MOST people like to imagine they are rational and logical when it comes to serious matters such as investment - but human nature dictates otherwise.

The chief executive of ipac Wealth Management Asia, Mr Gary Harvey, says it is easy to understand how the ups and downs of the stock market create emotional responses.

"We fear that when markets go down, they will fall further and we will lose money. During a market decline, most investors sell their portfolio as they are motivated by a fear that the market will not recover," he says.

IPP Financial Advisers investment director Albert Lam says investors usually panic for one or more of the following reasons:

> A weak level of confidence in their investments as they did not do their research properly before buying them.

> Overexposure to certain investments due to inappropriate asset allocation or not diversifying adequately.

> The influences of market sentiment - such as fear and panic - instead of weighing up facts about the economy and investments.

> Forced selling kicking in when shares hit margin calls. This would be an issue for investors who borrow money to buy these shares but do not have the cash to top up their loans.

> "Shorting" of securities where investors sell shares they do not own as they believe the market will fall and they can later buy the shares at lower prices. However, if they are wrong and the market rises instead, they are forced to buy the shares at higher prices to cover their short positions.

Mr Lam says that investors should firstly ascertain whether there is a valid reason to sell quickly. "If the reason is invalid and he had previously done his research appropriately and engaged the services of a competent financial planner to draw up his asset allocation, chances of him panicking would be reduced greatly."

If the foundation for the investment decision is still intact, there is no valid reason to sell quickly - regardless of what is happening in the market.

How to stay calm

THIS tricky topic of dealing with market volatility was of vital interest to the 1,800 participants who attended an investment seminar organised by online unit trust distributor Fundsupermart recently.

Fundsupermart general manager and seminar speaker Wong Sui Jau has one important piece of advice: Remember that markets always recover.

"Markets cannot drop 5 to 10 per cent every day. Have faith that markets and economies are self-correcting, they won't go down forever," he says.

In fact, Mr Lam advises that quite often, market selldowns present buying opportunities for the calm investor. This means that if there is an investment which you believe is fundamentally good, then you have an opportunity to buy in at a lower price.

Here are some tips on staying calm regardless of market conditions:

> Diversification

Spreading your investment across many assets helps to eliminate some risk. This is because as we add more securities to a portfolio, the exposure to any particular source of risk becomes smaller.

This is why most financial experts typically recommend unit trusts as an investment tool as each fund comprises large numbers of securities across different asset classes such as bonds, property, resources and equity. Different classes get different weightages, depending on their prospects.

> Keep investing

A speaker at the Fundsupermart seminar, Aberdeen Asset Management Asia's senior investment manager of Asian equities, Ms Flavia Cheong, says she believes in the advantages of investing consistently. In fact, she plans to be "more aggressive" in her investing now that the markets are more volatile, and look for value buys.

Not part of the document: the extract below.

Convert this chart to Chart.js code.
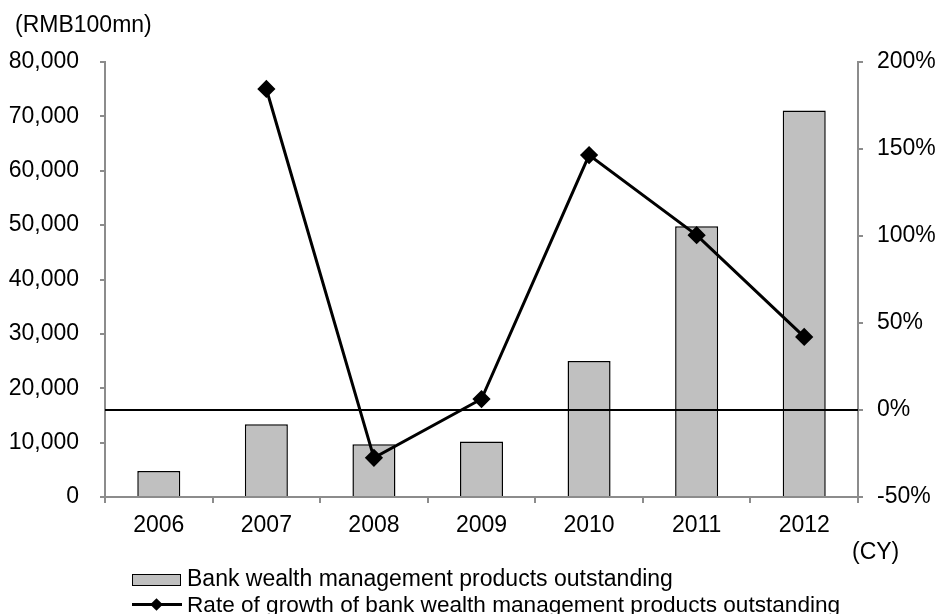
<!DOCTYPE html>
<html>
<head>
<meta charset="utf-8">
<script src="https://cdn.jsdelivr.net/npm/chart.js@4/dist/chart.umd.min.js"></script>
<style>
  body { margin: 0; background: #fff; }
  #wrap { position: relative; width: 940px; height: 614px; font-family: "Liberation Sans", Arial, sans-serif; color: #000; }
  .txt { position: absolute; font-size: 23px; line-height: 23px; white-space: nowrap; }
  .box { position: absolute; width: 47px; height: 10px; background: #c0c0c0; border: 1.5px solid #000; }
  .lline { position: absolute; width: 50px; height: 3px; background: #000; }
  .diam { position: absolute; width: 9px; height: 9px; background: #000; transform: rotate(45deg); }
</style>
</head>
<body>
<div id="wrap">
  <canvas id="chart" width="940" height="614"></canvas>
  <div class="txt" style="left:15px; top:13px;">(RMB100mn)</div>
  <div class="txt" style="left:852px; top:540px;">(CY)</div>
  <div class="box" style="left:132px; top:574px;"></div>
  <div class="txt" style="left:187px; top:567px;">Bank wealth management products outstanding</div>
  <div class="lline" style="left:132px; top:603px;"></div>
  <div class="diam" style="left:152px; top:600px;"></div>
  <div class="txt" style="left:187px; top:593px; font-size:22.6px;">Rate of growth of bank wealth management products outstanding</div>
</div>
<script>
// data
const years = ['2006', '2007', '2008', '2009', '2010', '2011', '2012'];
const outstanding = [4800, 13400, 9700, 10200, 25000, 49800, 71100];
const growthRate = [null, 184.5, -27.5, 6.3, 146.5, 100.5, 42];

const axisGray = '#8c8c8c';
const tickFont = { family: '"Liberation Sans", Arial, sans-serif', size: 23 };

// zero line of the right axis, drawn over the bars
const zeroLine = {
  id: 'zeroLine',
  afterDatasetsDraw(chart) {
    const { ctx, chartArea } = chart;
    const y = chart.scales.y1.getPixelForValue(0);
    ctx.save();
    ctx.strokeStyle = '#000';
    ctx.lineWidth = 2;
    ctx.beginPath();
    ctx.moveTo(chartArea.left, y);
    ctx.lineTo(chartArea.right, y);
    ctx.stroke();
    ctx.restore();
  }
};

const ctx = document.getElementById('chart').getContext('2d');
new Chart(ctx, {
  type: 'bar',
  data: {
    labels: years,
    datasets: [
      {
        type: 'line',
        label: 'Rate of growth of bank wealth management products outstanding',
        data: growthRate,
        yAxisID: 'y1',
        borderColor: '#000',
        backgroundColor: '#000',
        borderWidth: 3,
        pointStyle: 'rectRot',
        pointRadius: 7,
        pointHoverRadius: 7,
        tension: 0,
        order: 0
      },
      {
        type: 'bar',
        label: 'Bank wealth management products outstanding',
        data: outstanding,
        yAxisID: 'y',
        backgroundColor: '#c0c0c0',
        borderColor: '#000',
        borderWidth: 1.5,
        barPercentage: 1,
        categoryPercentage: 0.4,
        order: 1
      }
    ]
  },
  options: {
    responsive: false,
    animation: false,
    layout: { padding: { top: 62, left: 0, right: 0, bottom: 0 } },
    plugins: { legend: { display: false }, tooltip: { enabled: false } },
    scales: {
      x: {
        offset: true,
        grid: { offset: true, drawOnChartArea: false, tickLength: 6, tickColor: axisGray, lineWidth: 2 },
        border: { color: axisGray, width: 2 },
        ticks: { color: '#000', font: tickFont, padding: 9, maxRotation: 0 },
        afterFit(scale) { scale.height = 117; }
      },
      y: {
        position: 'left',
        min: 0,
        max: 80000,
        grid: { drawOnChartArea: false, tickLength: 5, tickColor: axisGray, lineWidth: 2 },
        border: { color: axisGray, width: 2 },
        ticks: {
          stepSize: 10000,
          color: '#000',
          font: tickFont,
          padding: 21,
          callback: v => v.toLocaleString('en-US')
        },
        afterFit(scale) { scale.width = 105; }
      },
      y1: {
        position: 'right',
        min: -50,
        max: 200,
        grid: { drawOnChartArea: false, tickLength: 5, tickColor: axisGray, lineWidth: 2 },
        border: { color: axisGray, width: 2 },
        ticks: {
          stepSize: 50,
          color: '#000',
          font: tickFont,
          padding: 14,
          callback: v => v + '%'
        },
        afterFit(scale) { scale.width = 82; }
      }
    }
  },
  plugins: [zeroLine]
});
</script>
</body>
</html>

Mr Harvey notes that the markets are difficult to predict and can move quickly. Also people generally lack a sensible framework for going into and out of the market - so fear and greed play out.

A case in point was the market selldown in the May to June period last year when the benchmark Straits Times Index (STI) slid by about 14.5 per cent, spooked by fears over interest rate hikes. However, the STI ended at 2,991 at year-end, up 12 per cent from the May to June period.

Says Mr Lam: "There were some clients who liquidated their investments totally during the correction. Very few who did so know when to re-enter the market. For clients who decided to ride out the volatility, the value of their investments would have been higher by the end of the year."

This shows that timing the market is difficult and dealing with market sentiment is tough. Usually, investors reason that prices will fall further when markets look low, which prevents them from taking up buying opportunities. Most investors will re-enter the market only when prices move back up. But by then, they could have missed the best prices.

Says Mr Lam: "Therefore, a more practical strategy is to stay invested if an investor thinks it is only a correction and not a change in trend.

"However, if he ascertains it is a change in trend from a bull to a bear market, he must review and re-strategise his portfolio to go defensive, such as having more fixed income assets."

> Maintain a long-term perspective

Research over many years has shown that equities rise over time and will outperform cash and bonds and give some protection against inflation.

By investing in and remaining invested in equities, investors can benefit from this trend, says Mr Harvey.

"To survive volatility and prosper during the inevitable recovery, a good investor should have a portfolio that has three strong elements - quality, value and diversity. And then, given a period of time, he would be able to reap better than average returns."

> Talk to your financial adviser

Speaking to your adviser during market volatility will help you avoid making potential mistakes resulting from emotions such as fear and greed.